J'éprouve à l'égard de ce film, qui est mon premier de Bunuel, des sentiments violemment contradictoires autant que contradictoirement violents, pour ainsi dire (rire feutré).
Même si, étant réac depuis l'âge de 13 ans, la perspective d'assister, comme le promettait le titre, à une satire de pauvres gens qui se moquant de l'éducation de leur grossier chauffeur ou faisant hypocritement éloge d'un pays d'où ils importent à peine illégalement des substances dont la loi a jugé bon de réglementer la consommation, fait toujours un petit pincement au coeur assoupi par une sédentarisation massive que je lui fait subir, je pensais pouvoir apprécier un divertissement un tant soit peu cynique sur une certaine classe.

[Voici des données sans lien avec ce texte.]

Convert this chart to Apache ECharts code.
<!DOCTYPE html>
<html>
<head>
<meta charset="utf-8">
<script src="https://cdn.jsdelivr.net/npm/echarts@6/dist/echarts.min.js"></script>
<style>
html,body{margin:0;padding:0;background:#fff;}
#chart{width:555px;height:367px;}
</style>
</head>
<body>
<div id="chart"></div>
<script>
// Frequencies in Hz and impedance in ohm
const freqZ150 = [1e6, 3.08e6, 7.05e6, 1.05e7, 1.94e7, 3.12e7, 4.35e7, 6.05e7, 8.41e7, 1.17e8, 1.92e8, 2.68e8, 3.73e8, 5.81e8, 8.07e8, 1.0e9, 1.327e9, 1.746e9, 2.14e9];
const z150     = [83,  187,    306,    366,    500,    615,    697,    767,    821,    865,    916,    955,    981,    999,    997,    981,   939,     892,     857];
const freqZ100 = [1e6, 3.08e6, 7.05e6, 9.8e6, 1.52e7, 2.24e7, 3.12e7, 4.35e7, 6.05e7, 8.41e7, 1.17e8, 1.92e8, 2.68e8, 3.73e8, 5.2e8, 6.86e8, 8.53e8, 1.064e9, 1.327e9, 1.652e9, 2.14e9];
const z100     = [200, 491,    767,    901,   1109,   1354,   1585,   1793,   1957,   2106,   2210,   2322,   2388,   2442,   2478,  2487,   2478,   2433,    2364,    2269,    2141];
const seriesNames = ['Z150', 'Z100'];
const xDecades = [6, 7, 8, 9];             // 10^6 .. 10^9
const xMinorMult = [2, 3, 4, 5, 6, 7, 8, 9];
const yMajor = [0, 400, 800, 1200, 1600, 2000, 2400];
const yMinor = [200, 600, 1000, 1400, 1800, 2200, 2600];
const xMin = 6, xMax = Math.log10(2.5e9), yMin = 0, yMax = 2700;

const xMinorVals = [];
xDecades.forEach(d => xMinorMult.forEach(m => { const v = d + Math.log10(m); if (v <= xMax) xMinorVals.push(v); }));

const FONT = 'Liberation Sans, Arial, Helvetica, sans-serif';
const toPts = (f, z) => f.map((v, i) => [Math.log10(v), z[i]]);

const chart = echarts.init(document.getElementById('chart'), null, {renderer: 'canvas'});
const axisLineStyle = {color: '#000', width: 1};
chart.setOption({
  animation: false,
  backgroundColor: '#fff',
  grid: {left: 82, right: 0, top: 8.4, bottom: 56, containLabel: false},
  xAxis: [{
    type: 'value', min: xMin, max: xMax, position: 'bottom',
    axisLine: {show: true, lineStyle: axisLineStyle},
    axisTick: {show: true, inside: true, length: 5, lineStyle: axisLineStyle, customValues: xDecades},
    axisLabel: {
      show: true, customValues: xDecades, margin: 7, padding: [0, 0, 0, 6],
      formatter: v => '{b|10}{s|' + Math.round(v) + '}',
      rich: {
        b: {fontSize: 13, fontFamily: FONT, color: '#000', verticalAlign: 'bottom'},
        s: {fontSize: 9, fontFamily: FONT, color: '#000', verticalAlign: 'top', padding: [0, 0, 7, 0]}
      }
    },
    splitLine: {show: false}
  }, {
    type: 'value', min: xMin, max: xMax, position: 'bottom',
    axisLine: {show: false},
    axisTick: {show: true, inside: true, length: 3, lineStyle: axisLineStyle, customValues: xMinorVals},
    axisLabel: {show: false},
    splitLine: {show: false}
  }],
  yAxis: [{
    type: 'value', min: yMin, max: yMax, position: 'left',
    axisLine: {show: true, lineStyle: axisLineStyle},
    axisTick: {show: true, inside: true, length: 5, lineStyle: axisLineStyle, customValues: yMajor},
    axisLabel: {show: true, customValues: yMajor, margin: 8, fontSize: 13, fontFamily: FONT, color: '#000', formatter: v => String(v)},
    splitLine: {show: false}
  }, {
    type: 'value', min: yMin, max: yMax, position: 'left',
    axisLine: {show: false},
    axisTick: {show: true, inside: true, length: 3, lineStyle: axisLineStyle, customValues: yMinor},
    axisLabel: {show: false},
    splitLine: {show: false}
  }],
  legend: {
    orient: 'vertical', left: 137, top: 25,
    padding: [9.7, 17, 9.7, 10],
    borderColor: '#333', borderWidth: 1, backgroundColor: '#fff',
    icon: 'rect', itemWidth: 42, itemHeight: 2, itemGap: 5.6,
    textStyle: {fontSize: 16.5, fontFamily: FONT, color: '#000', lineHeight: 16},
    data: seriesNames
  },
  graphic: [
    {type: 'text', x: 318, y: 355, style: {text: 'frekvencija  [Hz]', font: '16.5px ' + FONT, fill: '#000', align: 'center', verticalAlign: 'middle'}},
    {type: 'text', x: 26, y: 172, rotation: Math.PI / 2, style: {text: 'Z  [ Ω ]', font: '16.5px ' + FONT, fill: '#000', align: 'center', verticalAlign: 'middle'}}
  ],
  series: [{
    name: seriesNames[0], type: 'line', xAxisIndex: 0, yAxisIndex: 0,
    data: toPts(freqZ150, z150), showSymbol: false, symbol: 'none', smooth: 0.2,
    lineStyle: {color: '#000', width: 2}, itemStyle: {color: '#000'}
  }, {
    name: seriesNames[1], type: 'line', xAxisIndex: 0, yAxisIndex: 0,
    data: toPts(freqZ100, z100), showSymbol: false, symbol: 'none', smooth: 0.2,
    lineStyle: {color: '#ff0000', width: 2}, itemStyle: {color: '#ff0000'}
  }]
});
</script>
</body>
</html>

C'est ce que je pense toujours, à condition que ce soit opéré avec une certaine classe, en fait.
"C'est invraisemblable!"
Un moment tout allait bien, et on était dans le subtil: l'omniprésence des rappels de hierarchisation dans les discussions, les "Excellence", "Colonel", "Monseigneur", "Madame", et autres "Lieutenant" qui s'entrechoquent entre les "Je n'en ferai rien", ou "Si vous insistez", on montrait -certes un peu caricaturalement- des épisodes choisis d'indélicatesse ou de bêtise voire de cruauté, des visions métaphoriques où on montre à travers notre companie allant nulle part sur un chemin de campagne désert que la richesse ou je ne sais quoi ne mène à rien,
et puis POUF! lentement le film sombre dans l'invraisemblance et un absurde dont ne sait trop s'il faut rire ou pleurer. Les passages oniriques du lieutenant semblent appartenir à un autre film, 30 ans plus vieux, et inexorablement la satire devient en réalité un procès avec le rêve de la "représentation" théâtrale et surtout le "grand" final. Une haine palpable envers non pas certains comportements généralisés, mais la demi-douzaine de personnages que forment la "troupe", j'allais dire les acteurs, que Bunuel avilit et rend méprisables entre l'ambassadeur corrompu qui grignote du gigot sous la table pendant que ses amis passent un mauvais quart d'heure, le soeur ivrogne qui vomit après littéralement 30 cl de rosé, ou l'évêque jardinier obséquieux et meurtrier. On s'avisera de répéter à la fin la scène de la vaine randonnée, au cas où on n'aurait pas compris la première fois. La mise en scène on oublie, et on s'attache à exhiber sans répit les travers de tout ce beau monde en frontal, le spectateur et la cohérence scénaristique et Bunuel en grand manitou surréel de l'Humanité se lèche les doigts après une dernière séquence génocidaire qui ressemble à un fantasme marxiste sous pellicule.
Je me rends compte au moment où j'écris ces mots que si avant j'ai pu avoir de réserves, peu de brûlots méritent qu'on s'y attache, et encore moins celui là.